Taskforce plans ‘may neglect adults’ services and mental health’

Reforms introduced on the back of the Social Work Task Force’s final report must not neglect the specific needs of practitioners in adults’ services and mental health, experts have warned.

Prof Jill Manthorpe, director of the social work research unit at King’s College London, warned that the taskforce report “has done little more than acknowledge” the uncertainties regarding the role of adult social workers.

The taskforce’s report and recommendations are targeted at social work in general rather than specific professional groups.

Longstanding concerns

Manthorpe’s comments reflect longstanding concerns about the changing role of adults’ social workers as councils roll out the personalisation agenda in England.

Earlier this year, British Association of Social Workers professional officer Ruth Cartwright raised concerns that councils were cutting social worker numbers because they were “too expensive” for the personalisation era.

Several authorities have split up the traditional care management role, passing some tasks to non-qualified practitioners and leaving social workers to manage complex and safeguarding cases.

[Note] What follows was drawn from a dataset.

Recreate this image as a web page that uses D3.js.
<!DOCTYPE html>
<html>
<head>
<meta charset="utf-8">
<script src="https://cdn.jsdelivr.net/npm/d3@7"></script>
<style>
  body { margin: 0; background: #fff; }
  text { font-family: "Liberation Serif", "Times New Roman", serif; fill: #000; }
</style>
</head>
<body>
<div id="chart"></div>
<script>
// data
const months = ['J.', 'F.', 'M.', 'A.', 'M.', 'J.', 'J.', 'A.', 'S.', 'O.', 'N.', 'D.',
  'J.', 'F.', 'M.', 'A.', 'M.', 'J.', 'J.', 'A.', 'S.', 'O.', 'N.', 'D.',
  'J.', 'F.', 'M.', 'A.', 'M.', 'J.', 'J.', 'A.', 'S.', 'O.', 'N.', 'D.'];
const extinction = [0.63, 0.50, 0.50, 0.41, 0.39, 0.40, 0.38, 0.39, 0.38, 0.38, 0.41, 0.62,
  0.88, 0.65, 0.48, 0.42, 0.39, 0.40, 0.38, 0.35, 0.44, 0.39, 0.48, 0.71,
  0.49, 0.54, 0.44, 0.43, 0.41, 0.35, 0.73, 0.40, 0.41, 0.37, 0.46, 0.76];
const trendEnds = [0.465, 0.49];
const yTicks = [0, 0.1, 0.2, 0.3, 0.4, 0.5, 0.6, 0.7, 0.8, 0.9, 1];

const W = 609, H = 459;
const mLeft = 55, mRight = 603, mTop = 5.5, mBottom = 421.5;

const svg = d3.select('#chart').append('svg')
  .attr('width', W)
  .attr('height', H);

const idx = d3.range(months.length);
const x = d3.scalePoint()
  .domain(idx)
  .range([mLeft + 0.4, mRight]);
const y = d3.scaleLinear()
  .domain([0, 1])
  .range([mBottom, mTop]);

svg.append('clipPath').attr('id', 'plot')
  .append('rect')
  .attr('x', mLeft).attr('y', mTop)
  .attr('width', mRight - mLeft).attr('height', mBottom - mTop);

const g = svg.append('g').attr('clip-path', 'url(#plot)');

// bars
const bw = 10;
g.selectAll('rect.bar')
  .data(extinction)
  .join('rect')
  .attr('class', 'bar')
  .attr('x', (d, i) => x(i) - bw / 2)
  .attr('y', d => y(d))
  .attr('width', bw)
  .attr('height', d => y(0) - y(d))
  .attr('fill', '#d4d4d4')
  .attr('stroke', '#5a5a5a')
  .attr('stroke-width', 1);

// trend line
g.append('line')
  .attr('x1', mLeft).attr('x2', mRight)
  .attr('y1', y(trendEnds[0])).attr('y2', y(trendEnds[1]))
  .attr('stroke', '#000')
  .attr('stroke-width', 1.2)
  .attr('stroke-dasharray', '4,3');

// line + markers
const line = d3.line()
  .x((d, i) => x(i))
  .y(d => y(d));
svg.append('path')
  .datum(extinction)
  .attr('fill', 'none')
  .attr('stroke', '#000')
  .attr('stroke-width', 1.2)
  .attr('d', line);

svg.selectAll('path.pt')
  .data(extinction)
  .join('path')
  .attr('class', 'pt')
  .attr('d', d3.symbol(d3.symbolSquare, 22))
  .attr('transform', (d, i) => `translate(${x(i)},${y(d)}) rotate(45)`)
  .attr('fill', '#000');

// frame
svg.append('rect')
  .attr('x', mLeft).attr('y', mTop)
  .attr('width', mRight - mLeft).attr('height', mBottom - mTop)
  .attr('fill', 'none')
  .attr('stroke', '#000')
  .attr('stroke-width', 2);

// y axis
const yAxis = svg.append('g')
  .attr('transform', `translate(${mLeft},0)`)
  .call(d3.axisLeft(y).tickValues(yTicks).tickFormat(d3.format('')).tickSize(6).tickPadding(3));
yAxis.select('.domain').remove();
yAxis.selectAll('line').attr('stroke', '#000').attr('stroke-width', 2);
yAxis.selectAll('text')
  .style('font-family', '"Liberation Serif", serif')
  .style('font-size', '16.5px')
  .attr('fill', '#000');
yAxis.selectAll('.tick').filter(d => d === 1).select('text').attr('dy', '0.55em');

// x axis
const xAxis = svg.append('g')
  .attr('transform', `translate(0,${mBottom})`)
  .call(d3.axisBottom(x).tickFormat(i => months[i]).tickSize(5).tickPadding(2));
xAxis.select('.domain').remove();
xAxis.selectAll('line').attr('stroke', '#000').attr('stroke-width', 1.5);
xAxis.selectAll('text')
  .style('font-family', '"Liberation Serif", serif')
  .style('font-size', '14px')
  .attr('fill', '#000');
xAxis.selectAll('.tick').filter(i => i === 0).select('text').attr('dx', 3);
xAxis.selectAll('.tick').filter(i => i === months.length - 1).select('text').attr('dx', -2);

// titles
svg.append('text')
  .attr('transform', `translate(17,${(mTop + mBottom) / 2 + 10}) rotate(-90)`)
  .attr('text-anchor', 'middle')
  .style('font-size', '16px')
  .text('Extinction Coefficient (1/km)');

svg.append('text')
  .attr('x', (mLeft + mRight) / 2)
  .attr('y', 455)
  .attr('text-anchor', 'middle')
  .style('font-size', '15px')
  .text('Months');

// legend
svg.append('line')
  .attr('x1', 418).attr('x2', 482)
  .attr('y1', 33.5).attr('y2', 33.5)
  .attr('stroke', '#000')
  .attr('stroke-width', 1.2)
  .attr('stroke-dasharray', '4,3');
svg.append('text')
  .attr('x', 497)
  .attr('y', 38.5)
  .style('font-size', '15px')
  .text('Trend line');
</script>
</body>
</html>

Cartwright said this could lead to adults’ services being deskilled and that the taskforce could be the “last chance to save social work with adults”.

Four key roles

Manthorpe added: “It is vital that the process of [social work] reform addresses the many changes already happening in social work with adults.”

As part of the taskforce’s work, Skills for Care and the Association of Directors of Adult Social Services issued a consultative statement on the roles and tasks of adults’ social workers.

This laid out four key roles for them: working with community groups to build social capital; supporting individuals to take control of their care and support; intensive case management for people with long-term needs; and safeguarding.

A final statement has yet to be published.

Mental health

Meanwhile, the Social Care Strategic Network for Mental Health, which promotes the role of social workers in integrated mental health settings, warned that the focus on child protection since the baby Peter Connelly case should not distract from the needs of mental health practitioners.

It pointed out that mental health social workers often worked in non-social work settings, notably the NHS, and were seeking “recognition and equitable opportunities within their profession and day-to-day work contexts”.

Network chair Hari Sewell said: “Mental health social workers risk burn-out while their needs are put on the back burner. Attention is needed now.”